Author: Amitava Sarkar
by Amitava Sarkar
Posted: Jan 25, 2016

Golf carts aren’t just for the golf course any more. A growing number of communities are turning to golf carts rather than automobiles as the preferred method of transportation. Golf carts are quieter, more environmentally friendly, and affordable. In 1998 the National Highway Traffic Safety Administration (NHTSA) established safety standards for golf carts (called Low Speed Vehicles or LSVs) and mandated they were to be used on "short trips for shopping, social, and recreational purposes primarily within retirement or other planned communities with golf courses." This means they are not appropriate for highways, freeways or busy city streets. Laws regarding the use of golf carts/LSVs vary by state, so you should always check your local laws before operating one. In most cases the cart must be registered and insured, and operated by a licensed driver, although in some places, they can be operated by anyone 14 or over. It’s always best to leave the driving to someone with a driver’s license though. They cannot be operated at night, and are subjected to the same traffic laws as cars regarding speed, yielding, obeying stop signs, driving while intoxicated, and so on. Read on to learn more about golf cart safety.


In most cases, golf carts and LSVs cannot be operated on any street with a speed limit over 35MPH. Golf carts are generally restricted to roads specifically dedicated to them. LSV’s can only be legally operated by someone with a valid driver’s license, while golf carts can be operated by anyone 14 or over. All traffic laws must be obeyed. It’s important to check your local laws before operating one.

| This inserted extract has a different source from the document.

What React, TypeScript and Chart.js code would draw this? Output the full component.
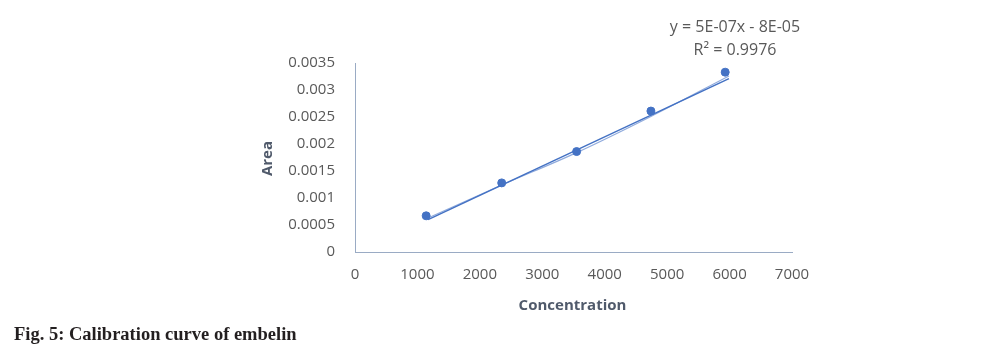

Golf cart safety is a real issue. It’s estimated that around 10,000 golf cart injuries occur each year. While carts are required to have brakes, seatbelts, headlights, windshields and rear view mirrors, they are not required to have air bags and are not particularly crash worthy as they aren’t designed to be operated at a high speed or among traffic. This means the risk of serious or fatal injury is much higher if a collision occurs. To prevent them, always drive with caution. Take turns slowly to avoid roll overs, and never ever drink and drive. Use hand signals, and make sure all passengers are safely inside the cart, not standing or on the back platform. Do not use excessive speed or operate carts in severe weather as it cannot protect you from lightning strikes the way a car can. Don’t modify the cart in any way, or overload it. Be mindful of blind spots and always back up slowly. Finally, just like you would if you were driving a car or truck, avoid all distractions including texting, phone calls and eating.


Proper maintenance is crucial for safety. If your steering or brakes don’t feel right, have them looked at right away and do not operate the cart until you are sure everything is functioning properly. Check your tires regularly for any signs of punctures or damage and never drive on underinflated or flat ones. You should also always check for leaks under the cart before operating. Charge only in a clean, dry place and always have a fire extinguisher handy. Never attempt to charge your vehicle in the rain. Use only the approved charging devices and do not modify them in any way, and always test your headlights and brake lights before using your cart. Time spent now caring for your cart and making sure it is in good working order can save you money, pain and heartache later!

About the Author: Bryan Carr is a contributing author and golf course manager with a specialty in landscaping and golf cart repair. He often recommends Blockbuster Golf Cars Inc. to his clients who are looking for top quality golf carts and/or golf cart parts with competitive pricing and minimum hassle. He’s come to rely on their tradition of outstanding service, quality and customer care.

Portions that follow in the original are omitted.